In the context of this WP GALATEAS will also tailor Named Entity Recognition algorithms on tasks of NE extraction from query, which deserve different configuration than algorithms which works on well formed, syntax rich texts.
Description of work (ii)
T2.1: NLP Service wrapping: Several processors available to different partners will be wrapped behind UIMA web services, using a shared type system. The application server will be axis2. The level of granularity should fit the purposes of language based log analysis, log data mining and machine translation, thus it will minimally include: lemmatisation, morphological analysis, disambiguation and chunking, word-by-word translation. For some languages (Italian, French and English) also dependency analysis will be made available.
T2.2:NE extraction from query: Our approach will include a combination of mainly unsupervised techniques for volume and supervised techniques for quality. We will mainly rely on the unsupervised, language-independent algorithms developed by Pouliquen and Steinberger at JRC for the identification of references to persons and geographical locations, and on the unsupervised link-based disambiguation methods developed by Etzioni's group (Etzioni et al, 2008), and by Popescu and Magnini from FBK (2007) (this latter method participated with good success to the Web people SEMEVAL-2007 task). This approach will be combined, in a voter paradigm, with heuristic based methods developed by CELI. This component will also be hidden behind a UIMA/Axis2 web service layer.
T2.3: Language identification component: it is used for guessing the language of a query. A plain HMM based open source software for character based language identification will be used. For languages with close graphematic structure, it will be powered with a dictionary based system.
Deliverables (iii)
D2.1 Wrapped services of NLP (m. 6)
D2.2 NE extraction service (m.18)
D2.3 Language identification component (m.6)
Work package number :
3
Start date or starting event:
3
Work package title:
Log Analysis
Participant number:
1
2
3
4
5
6
7
8
Participant short name
XRCE
CELI
UVA
UNITN
OD
GONET
BAL
UBER
Person-months per participant:
9
20
15
Objectives (i)
This WP will handle log files both from the point of view of feeding the system with primary query log and integrating language based log analysis with formal log analysis and data mining technologies. Different vendors of web server and web applications produce log files in different, sometimes proprietary formats. It is of crucial importance for GALATEAS being able to access the largest number of available format and being able to capture also “extended” information, i.e. the information which is regulated by the W3C draft “Extended Log File Format”. The first objective of this WP is therefore produce/adapt technologies in order to “understand” the largest number of log format. The same technology must be able to transfer the information contained in log files into a relational DB for faster and easier access.

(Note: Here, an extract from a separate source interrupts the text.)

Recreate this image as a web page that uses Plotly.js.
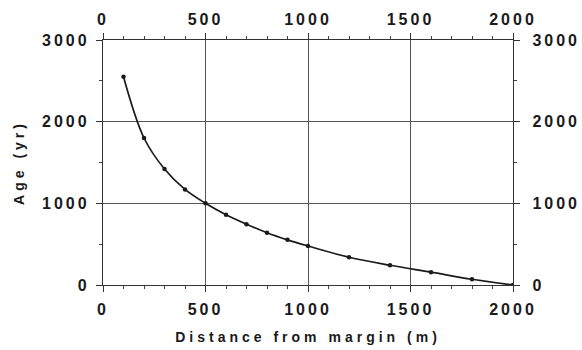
<!DOCTYPE html>
<html>
<head>
<meta charset="utf-8">
<script src="https://cdn.plot.ly/plotly-3.0.1.min.js"></script>
<style>
  html, body { margin: 0; padding: 0; background: #fff; }
  #chart { width: 582px; height: 350px; }
  .xtick text, .ytick text, .x2tick text, .y2tick text { letter-spacing: 3px; }
  .xtitle, .ytitle { letter-spacing: 4px; }
</style>
</head>
<body>
<div id="chart"></div>
<script>
// Distance from margin (m)
var distance = [100, 200, 300, 400, 500, 600, 700, 800, 900, 1000, 1200, 1400, 1600, 1800, 2000];
// Age (yr)
var age = [2550, 1800, 1420, 1170, 1000, 860, 745, 640, 553, 478, 340, 242, 157, 70, 0];

var xTicks = [0, 500, 1000, 1500, 2000];
var yTicks = [0, 1000, 2000, 3000];

var ink = '#1a1a1a';
var gridCol = '#555';
var fam = '"Liberation Sans", Arial, sans-serif';
var font = {family: fam, size: 16, color: ink, weight: 'bold'};
var titleFont = {family: fam, size: 14, color: ink, weight: 'bold'};

var main = {
  x: distance, y: age, type: 'scatter', mode: 'lines+markers',
  line: {color: ink, width: 1.7, shape: 'spline', smoothing: 1},
  marker: {color: ink, size: 4.5},
  hoverinfo: 'x+y', showlegend: false
};
var ghost = {
  x: distance, y: age, type: 'scatter', mode: 'markers', xaxis: 'x2', yaxis: 'y2',
  marker: {opacity: 0}, hoverinfo: 'skip', showlegend: false
};

function axisBase(extra) {
  var a = {
    showline: true, linecolor: '#333', linewidth: 1.2,
    ticks: 'outside', ticklen: 6, tickwidth: 1, tickcolor: '#333',
    tickfont: font, zeroline: false
  };
  for (var k in extra) a[k] = extra[k];
  return a;
}

var layout = {
  width: 582, height: 350,
  margin: {l: 103, r: 69, t: 40, b: 65},
  paper_bgcolor: '#fff', plot_bgcolor: '#fff',
  xaxis: axisBase({
    range: [0, 2000], tickvals: xTicks, ticktext: xTicks.map(String),
    showgrid: true, gridcolor: gridCol, gridwidth: 1,
    minor: {ticks: 'outside', ticklen: 3, tickcolor: '#444', dtick: 100, tick0: 0, showgrid: false},
    ticklabelstandoff: 4,
    title: {text: 'Distance from margin (m)', font: titleFont, standoff: 14}
  }),
  yaxis: axisBase({
    range: [0, 3000], tickvals: yTicks, ticktext: yTicks.map(String),
    showgrid: true, gridcolor: gridCol, gridwidth: 1,
    minor: {ticks: 'outside', ticklen: 3, tickcolor: '#444', dtick: 500, tick0: 0, showgrid: false},
    ticklabelstandoff: 3,
    title: {text: 'Age (yr)', font: titleFont, standoff: 14}
  }),
  xaxis2: axisBase({
    range: [0, 2000], tickvals: xTicks, ticktext: xTicks.map(String),
    overlaying: 'x', side: 'top', anchor: 'y', showgrid: false,
    minor: {ticks: 'outside', ticklen: 3, tickcolor: '#444', dtick: 100, tick0: 0, showgrid: false},
    ticklabelstandoff: 1
  }),
  yaxis2: axisBase({
    range: [0, 3000], tickvals: yTicks, ticktext: yTicks.map(String),
    overlaying: 'y', side: 'right', anchor: 'x', showgrid: false,
    minor: {ticks: 'outside', ticklen: 3, tickcolor: '#444', dtick: 500, tick0: 0, showgrid: false},
    ticklabelstandoff: 9
  })
};

Plotly.newPlot('chart', [main, ghost], layout, {displayModeBar: false, staticPlot: true});
</script>
</body>
</html>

In the context of this WP we will also adapt technique of business intelligence /data mining to log analysis. These techniques are already widespread and accepted by the market. Different vendors provide indeed log analysis consoles, with different degree of complexity. None of them is however able to capture and analyse the kind of semantic information which is produced by GALATEAS. The second goal of this WP is therefore to integrate some of those platform with the information produced by the GALATEAS log analysis system
Description of work (ii)
T3.1. Log management: This task has the goal of producing the log management component which is in charge of 1) harvesting log files from customer services; 2) normalizing log files to a common format (W3C Common Log File Format); 3) loading the log files into a relational DB. None of these three goals is particularly “challenging”. However, great attention must be paid to the fact that the information must be reusable in several contexts. Moreover, in view of the dimensions that log files sometimes assume, the component must be highly optimized.
T3.2 Log information disclosure: This task will parameterize two main-stream log analysis systems (AWSTATS and WEBTRENDS) in order for them to consider also information coming from GALATEAS. The consortium will study the modality of this integration, but it is likely that the production of enriched virtual log files will represent the easiest way to integrate with proprietary environments. In order to enable the production of customized services, log analysis will also be integrated with a commercial data mining environment such as Business Object and with an open source one such as Pentaho Mondrian. Details of this task are provided in section 3.2.a3.1.3
Deliverables (iii)
D3.1 Log Management (m.9);
D3.2 Log Disclosure (m.9);
Work package number :
4
Start date or starting event:
6
Work package title:
Algorithms tuning
Participant number:
1
2
3
4
5
6
7
8
Participant short name
XRCE
CELI
UVA
UNITN
OD
GONET
BAL
UBER
Person-months per participant:
5
8
9
21
12
Objectives (i)
This WP will produce most of the algorithms for query analysis to be integrated either in other technological WPs or in business activities. The main algorithms to be extended/developed are the following:
Extended Tlike, for identifying queries which are likely translation equivalents of each other.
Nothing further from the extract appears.